As is common with Abrams’ recent projects, the mystery surrounding the plot of Star Wars: The Force Awakens has been teased out in trailers, but what you need to know is revealed in the classic opening crawl: Luke Skywalker (Mark Hamill), the last Jedi, has gone into hiding in the 30 years following Star Wars Episode VI: Return of the Jedi and General Leia Organa (Carrie Fisher) is looking for him to help the Resistance. However, the First Order, lead by Supreme Leader Snoke (Andy Serkis in full mo-cap glory), is to working find and kill Luke, wiping out the Jedi once and for all – including the Republic and the Resistance. And new characters Poe Dameron (Oscar Isaac), BB-8, Rey (Daisy Ridley), and Finn/FN-2187 (John Boyega) are in the middle of the chaos.
There’s plenty to unpack, but for the sake of spoilers, I’ll keep that to a minimum. It’s best to go into an event film like this (especially for a franchise with this massive a following) unspoiled.
That being said, this was the Star Wars we needed back in 1999. Star Wars: The Force Awakens feels fresh but nostalgic – and regularly messes with tropes. Rey’s an orphan who can fend for herself and fly spacecraft, despite never having left Jakku (the desert planet of choice, rather than Tatooine); Poe’s an ace X-wing pilot for the rebellion; and Finn’s a disillusioned Stormtrooper who’s done with the First Order. And BB-8 is adorable and full of banter – mostly in action rather than speech. As for the primary antagonist, Kylo Ren (Adam Driver), he’s a Vader and Sith fanboy, essentially. Again, that’s without spoiling anything.
Now, the main legacy cast (Mark Hamill, Carrie Fisher, Harrison Ford, Peter Mayhew, and Anthony Daniels) is spot-on. Mr. Ford gets the lion’s share of the run time, followed by Mr. Mayhew’s Chewbacca and Ms. Fisher’s General Leia. They step back into their roles with aplomb but don’t chew the scenes, acting as more reminders of the past still existing in the present. Musically, John Williams’ score is familiar and hits the right spots. The cantina music, however, didn’t stand out as much as the jazzy tune from Episode IV. Maybe I was expecting more from Lin Manuel Miranda. Or maybe a repeat viewing will be in order – including for all the cameos that have been revealed in recent days.
That being said, the plot does feel like a slight rehash of Star Wars and Episode V: The Empire Strikes Back. The villains (Snoke, Kylo Ren, General Hux (Domhnall Gleeson), and Captain Phasma (Gwendoline Christie)) are relegated to being relatively one-note characters. And there’s plenty of plot from the 30 years in between VI and VII that’s alluded to but not explicitly shown (mainly Luke’s Jedi training, the Knights of Ren, Max von Sydow’s desert-dwelling Lor San Tekka, and Maz Katana (Lupita Nyong’o)). The integration, though, of the CG characters (Snoke and Katana) is tastefully done.

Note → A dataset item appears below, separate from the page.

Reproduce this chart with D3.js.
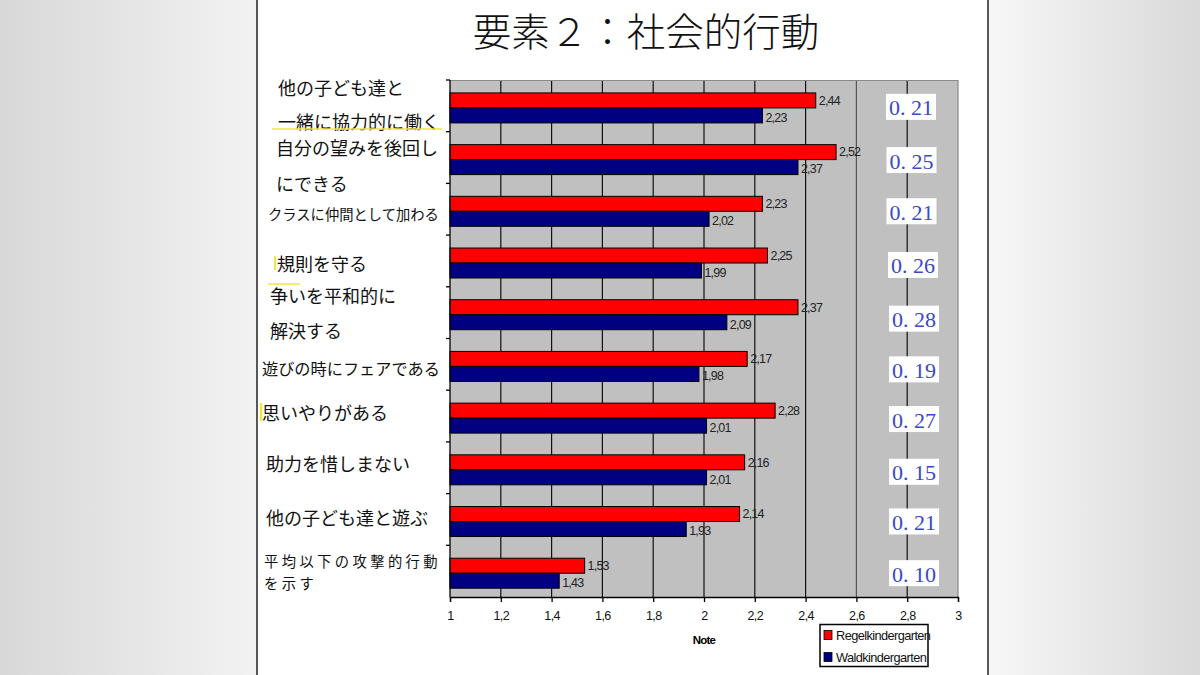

Still, the joy of seeing a brand-new Star Wars movie in theaters was well worth the wait – and the wait for the anthology films (subtitled A Star Wars Story) and Episodes VIII (from writer-director Rian Johnson) and IX (from Colin Trevorrow) will also be well worth it. All qualms aside, the nostalgia factor is high, as are the hopes that the questions raised in Star Wars: The Force Awakens will be answered in the following films.